2. Created images of the frames (in PNG format) by using VLC to playback the file with the Scene Video Filter creating an image every 120 frames (i.e. every five seconds). This is an example frame:

TaB frame from Hugo 3D

3. Separated the TaB frames into image pairs using ImageMagick's convert tool:

convert *.png -crop 1856x536+16+8 +repage -set filename:f "%t_r" imagepairs\%[filename:f].png
convert *.png -crop 1856x536+16+544 +repage -set filename:f "%t_l" imagepairs\%[filename:f].png

4. Created a depth map from the image pairs using Depth Map Automatic Generator (DMAG). The example has a depth bracket from -6.8 to +1.2:

DMAG

Depth Map of the same frame

Resized to 192x109 (thereby correcting the aspect ratio)

5. Because an image of 1920x545 creates a depth map with 1,046,400 pixels, the image was resized to 192x109 (i.e. 20,928 pixels) using ImageMagick's convert tool:

convert *.png -resize 192x109! -set filename:f "%t" resized\%[filename:f].png

Get RGB

6. Converted the depth map into a array of pixel values (in a TXT file) using Imaging Technology Group's Get RGB tool.
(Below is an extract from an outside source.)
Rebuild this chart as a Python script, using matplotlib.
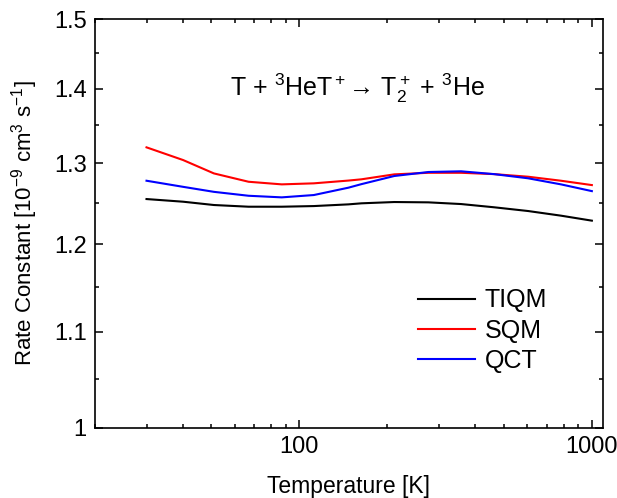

It created 20,928 rows of data:

scene17041.txt

7. This data was imported into Microsoft Excel (as a CSV file) and embellished with formulae to identify the x and y coordinates and the depth (within the defined depth bracket):

Analysis.xlsx

This data can be pivoted to allow some analysis, such as the average depth, position of foreground objects, window violations, etc. Data analysis is one of the next steps!